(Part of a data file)
═══
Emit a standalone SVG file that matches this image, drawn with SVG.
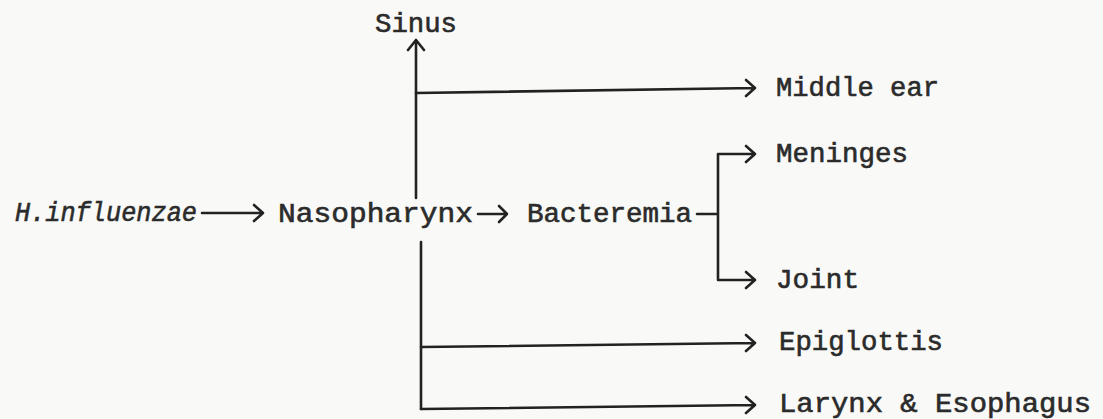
<svg xmlns="http://www.w3.org/2000/svg" width="1103" height="419" viewBox="0 0 1103 419">
<style>
.t{font-family:"Liberation Mono","DejaVu Sans Mono",monospace;font-size:27px;fill:#2b2b2b;stroke:#2b2b2b;stroke-width:0.6px;}
.i{font-style:italic;}
.c{fill:none;stroke:#222;stroke-width:2.6;stroke-linecap:round;stroke-linejoin:round;}
</style>
<rect width="1103" height="419" fill="#f9f9f7"/>
<g id="connectors">
  <path class="c" d="M202 213 H263 M254 205 L263 213 L254 221"/>
  <path class="c" d="M478 214 H507 M499 206 L507 214 L499 222"/>
  <path class="c" d="M416 198 V41 M408 50 L416 40 L424 50"/>
  <path class="c" d="M416 93 L755 88 M746 80 L755 88 L746 96"/>
  <path class="c" d="M697 214 H718 M718 154 V280 M718 154 H755 M746 146 L755 154 L746 162 M718 280 H755 M746 272 L755 280 L746 288"/>
  <path class="c" d="M421 242 V409"/>
  <path class="c" d="M421 347 L755 343 M746 335 L755 343 L746 351"/>
  <path class="c" d="M421 409 L755 405 M746 397 L755 405 L746 413"/>
</g>
<g id="n-hinfluenzae"><text class="t i" x="15" y="221" textLength="182" lengthAdjust="spacingAndGlyphs">H.influenzae</text></g>
<g id="n-nasopharynx"><text class="t" x="278" y="222" textLength="195" lengthAdjust="spacingAndGlyphs">Nasopharynx</text></g>
<g id="n-bacteremia"><text class="t" x="527" y="222" textLength="165" lengthAdjust="spacingAndGlyphs">Bacteremia</text></g>
<g id="n-sinus"><text class="t" x="375" y="32" textLength="82" lengthAdjust="spacingAndGlyphs">Sinus</text></g>
<g id="n-middleear"><text class="t" x="776" y="96" textLength="163" lengthAdjust="spacingAndGlyphs">Middle ear</text></g>
<g id="n-meninges"><text class="t" x="776" y="162" textLength="132" lengthAdjust="spacingAndGlyphs">Meninges</text></g>
<g id="n-joint"><text class="t" x="776" y="288" textLength="83" lengthAdjust="spacingAndGlyphs">Joint</text></g>
<g id="n-epiglottis"><text class="t" x="779" y="350" textLength="164" lengthAdjust="spacingAndGlyphs">Epiglottis</text></g>
<g id="n-larynx"><text class="t" x="779" y="412" textLength="312" lengthAdjust="spacingAndGlyphs">Larynx &amp; Esophagus</text></g>
</svg>
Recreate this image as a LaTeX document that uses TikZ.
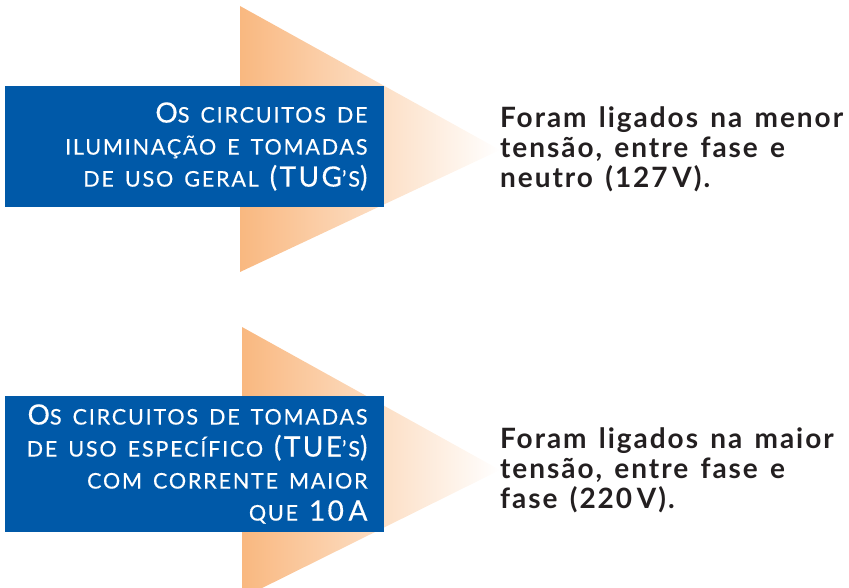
\documentclass[tikz,border=0pt]{standalone}
\usepackage{fontspec}
\setmainfont{Lato}
\newfontfamily\boxfont[LetterSpace=8.5,FakeBold=0.4]{Lato}
\newfontfamily\notefont[LetterSpace=7,WordSpace=1.4]{Lato Bold}

\definecolor{boxblue}{RGB}{0,89,168}
\definecolor{arroworange}{RGB}{249,184,128}
\definecolor{notegray}{RGB}{35,31,32}

% versal grande nas caixas
\newcommand{\capgrande}[1]{{\fontsize{28}{32}\selectfont #1}}

\tikzset{
  caixa/.style={fill=boxblue, text=white, inner sep=0pt, inner xsep=16.5pt,
    minimum width=379pt, text width=346pt, align=right,
    font=\boxfont\fontsize{21.5}{32}\selectfont,
    execute at begin node={\spaceskip=11pt\relax}},
  nota/.style={anchor=north west, inner sep=0pt, align=left, text=notegray,
    font=\notefont\fontsize{28}{30}\selectfont}
}

\begin{document}
\begin{tikzpicture}[x=1pt,y=-1pt]

\useasboundingbox (0,0) rectangle (849,588);
\clip (0,0) rectangle (849,588);

% setas
\shade[left color=arroworange, right color=white]
(240,6) -- (240,272) -- (500,150) -- cycle;

\shade[left color=arroworange, right color=white]
(242,327) -- (242,598) -- (500,470) -- cycle;

% caixas azuis
\node[caixa, minimum height=121pt]
(tug)
at (194.5,146.5)
{\capgrande{O}S CIRCUITOS DE\\
ILUMINAÇÃO E TOMADAS\\
DE USO GERAL \capgrande{(TUG}’S\capgrande{)}};

\node[caixa, minimum height=136pt]
(tue)
at (194.5,464)
{\capgrande{O}S CIRCUITOS DE TOMADAS\\
DE USO ESPECÍFICO \capgrande{(TUE}’S\capgrande{)}\\
COM CORRENTE MAIOR\\
QUE \capgrande{10\,A}};

% textos
\node[nota]
(menor)
at (500,106)
{Foram ligados na menor\\
tensão, entre fase e\\
neutro (127\,V).};

\node[nota]
(maior)
at (500,427)
{Foram ligados na maior\\
tensão, entre fase e\\
fase (220\,V).};

\end{tikzpicture}
\end{document}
═══
▶ _Exercise_: The copy should hold exactly the lines from the line with "Recreate this image" to the line with "DE USO GERAL", both ends in, set down without any pictures and with nothing added.

▶ _Exercise result_:
Recreate this image as a LaTeX document that uses TikZ.
\documentclass[tikz,border=0pt]{standalone}
\usepackage{fontspec}
\setmainfont{Lato}
\newfontfamily\boxfont[LetterSpace=8.5,FakeBold=0.4]{Lato}
\newfontfamily\notefont[LetterSpace=7,WordSpace=1.4]{Lato Bold}

\definecolor{boxblue}{RGB}{0,89,168}
\definecolor{arroworange}{RGB}{249,184,128}
\definecolor{notegray}{RGB}{35,31,32}

% versal grande nas caixas
\newcommand{\capgrande}[1]{{\fontsize{28}{32}\selectfont #1}}

\tikzset{
  caixa/.style={fill=boxblue, text=white, inner sep=0pt, inner xsep=16.5pt,
    minimum width=379pt, text width=346pt, align=right,
    font=\boxfont\fontsize{21.5}{32}\selectfont,
    execute at begin node={\spaceskip=11pt\relax}},
  nota/.style={anchor=north west, inner sep=0pt, align=left, text=notegray,
    font=\notefont\fontsize{28}{30}\selectfont}
}

\begin{document}
\begin{tikzpicture}[x=1pt,y=-1pt]

\useasboundingbox (0,0) rectangle (849,588);
\clip (0,0) rectangle (849,588);

% setas
\shade[left color=arroworange, right color=white]
(240,6) -- (240,272) -- (500,150) -- cycle;

\shade[left color=arroworange, right color=white]
(242,327) -- (242,598) -- (500,470) -- cycle;

% caixas azuis
\node[caixa, minimum height=121pt]
(tug)
at (194.5,146.5)
{\capgrande{O}S CIRCUITOS DE\\
ILUMINAÇÃO E TOMADAS\\
DE USO GERAL \capgrande{(TUG}’S\capgrande{)}};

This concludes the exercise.